Anxiety
Infidelity
There are myriad aspects of infidelity that we could explore; the one we want to delve into here is the impact on the person who is cheated on and why it’s so intense. I was talking with someone about this subject, who said that obviously it’s the sense of betrayal, of shattered trust, that makes the act of infidelity so painful.
I agreed, but only partially. This is because there are plenty of instances of dishonesty in relationships, plenty of betrayals both big and small, but few of them have the same edge to them as infidelity. They don’t wreak the same havoc, shaking the very foundations of a relationship. So what is it about dishonesty and betrayal in the sexual sphere that makes things so much worse than in other spheres?
To answer this question we need to think existentially, specifically about existential loneliness. As intelligent, conscious creatures we are aware of our separateness, of the fact that ultimately we are alone, physically and mentally. This is why we spend so much time and energy trying to connect, to people, to our work, to a cause, to a religion, to a nationality. Anything to help us stop feeling so alone.
Of course we can connect with all of these entities symbolically, but we are still physically separated, alone in our bodies. The act of sex is the only opportunity adult humans have to merge in actuality, not just symbolically, expanding the sphere of their Selves to include another person. In this sense we can think of sex as the concrete parallel to all of the various forms of emotional and psychological connection, and this is why it strengthens feelings of closeness and togetherness in relationships. It’s precisely because the act of sex is not symbolic but the real merging of two people.

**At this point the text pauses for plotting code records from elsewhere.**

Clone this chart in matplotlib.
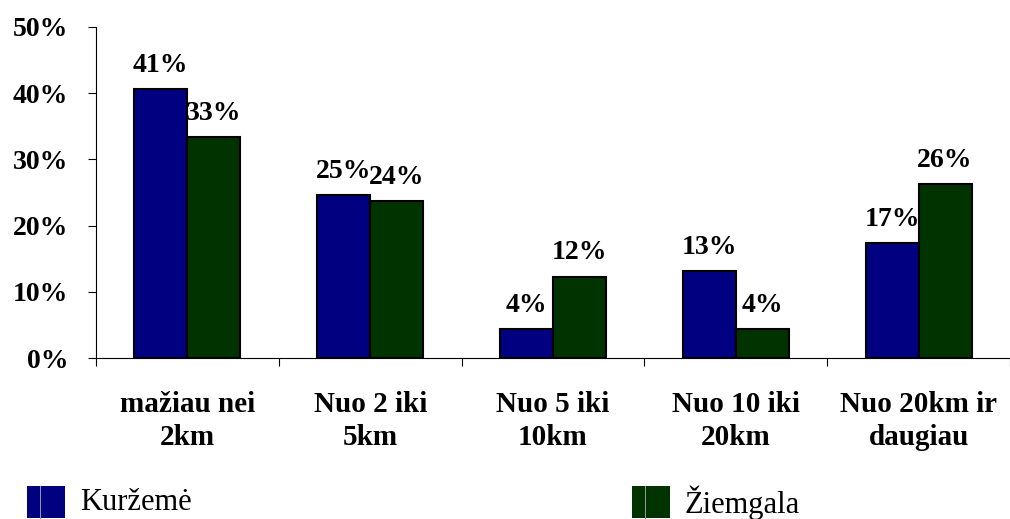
import numpy as np
import matplotlib.pyplot as plt
from matplotlib.patches import Rectangle
from matplotlib.lines import Line2D

categories = ['mažiau nei\n2km', 'Nuo 2 iki\n5km', 'Nuo 5 iki\n10km',
              'Nuo 10 iki\n20km', 'Nuo 20km ir\ndaugiau']
kurzeme = [40.6, 24.6, 4.4, 13.1, 17.4]
ziemgala = [33.3, 23.7, 12.3, 4.4, 26.3]
series_names = ['Kuržemė', 'Žiemgala']
yticks = [0, 10, 20, 30, 40, 50]

plt.rcParams['font.family'] = ['Liberation Serif', 'DejaVu Serif']

fig = plt.figure(figsize=(10.10, 5.19), dpi=100)
ax = fig.add_axes([0.095, 0.3102, 0.905, 0.638])

x = np.arange(len(categories))
w = 0.29
b1 = ax.bar(x - w / 2, kurzeme, w, color='#000080', edgecolor='black', linewidth=1.5)
b2 = ax.bar(x + w / 2, ziemgala, w, color='#003300', edgecolor='black', linewidth=1.5)

for bars, vals in ((b1, kurzeme), (b2, ziemgala)):
    for r, v in zip(bars, vals):
        ax.annotate(f'{round(v):d}%', (r.get_x() + r.get_width() / 2, v),
                    xytext=(0, 17), textcoords='offset points',
                    ha='center', va='center', fontsize=20, fontweight='bold')

ax.set_xlim(-0.5, 4.5)
ax.set_ylim(0, 50)
ax.set_yticks(yticks)
ax.set_yticklabels([f'{t}%' for t in yticks], fontsize=20, fontweight='bold')
ax.set_xticks(x)
ax.set_xticklabels(categories, fontsize=21, fontweight='bold', linespacing=1.25)
ax.set_xticks(np.arange(-0.5, 4.6, 1), minor=True)
ax.tick_params(axis='x', which='major', length=0, pad=24)
ax.tick_params(axis='x', which='minor', length=6, direction='out', width=0.8)
ax.tick_params(axis='y', length=6, direction='out', width=0.8, pad=14)
for s in ('top', 'right'):
    ax.spines[s].set_visible(False)
ax.spines['left'].set_linewidth(0.8)
ax.spines['bottom'].set_linewidth(0.8)

# legend along the bottom
for x0, col, name in ((27, '#000080', series_names[0]), (632, '#003300', series_names[1])):
    fig.patches.append(Rectangle((x0 / 1010, 1 - 518 / 519), 38 / 1010, 32 / 519,
                                 transform=fig.transFigure, facecolor=col, edgecolor='none'))
    fig.lines.append(Line2D([(x0 + 13) / 1010] * 2, [1 - 518 / 519, 1 - 486 / 519],
                            transform=fig.transFigure, color='#9a9aa0', linewidth=0.7))
    fig.text((x0 + 53) / 1010, 1 - 503 / 519, name, fontsize=22, va='center', ha='left')

fig.savefig('out.png', dpi=100)
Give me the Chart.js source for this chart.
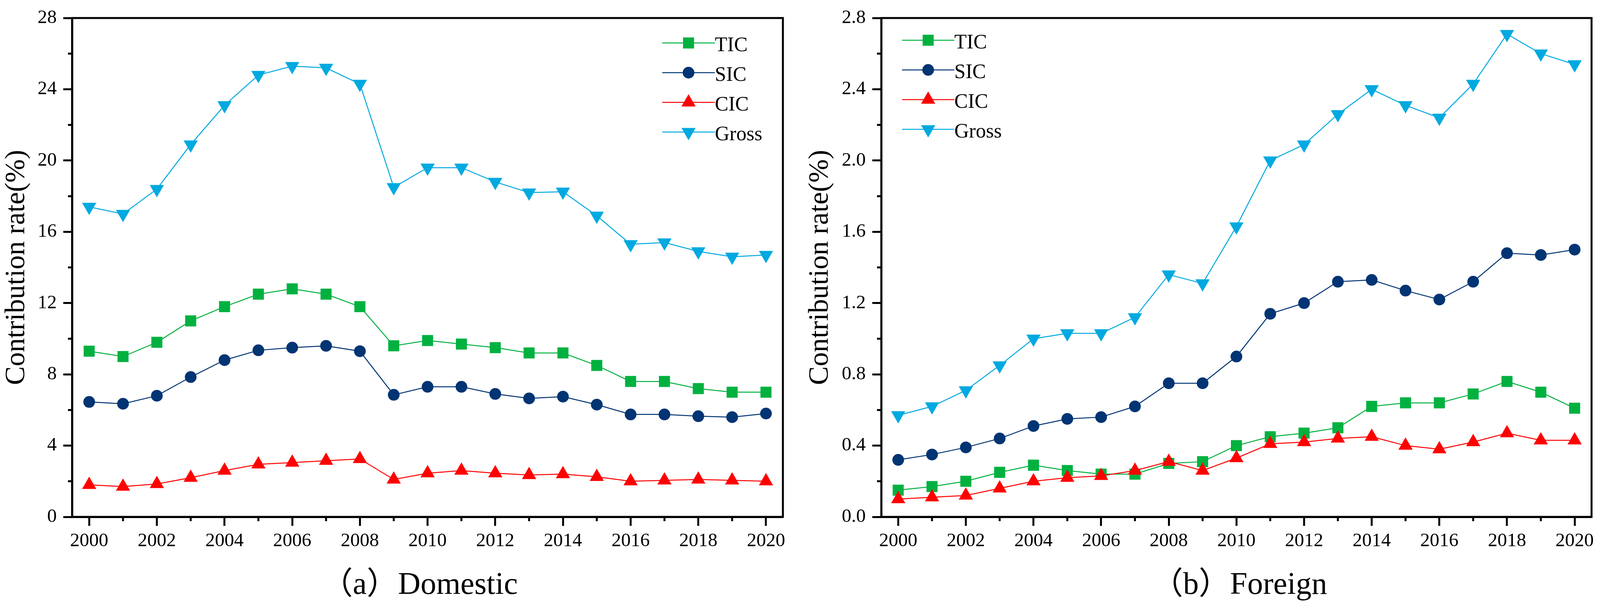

This is probably the heart of what makes infidelity hurt so much. It shatters those deeper feelings of physical and emotional connection, reminding you of your existential isolation as a conscious, separate being, exposing you to that painful and scary existential anxiety that is always waiting in the wings. It’s not the act that is the problem, as almost everyone has had previous sexual partners before entering into an intimate relationship, but instead what the act signifies, which is the shattering of that sphere of intimacy and connectedness that previously worked as a shield against the intense and painful feelings of existential loneliness.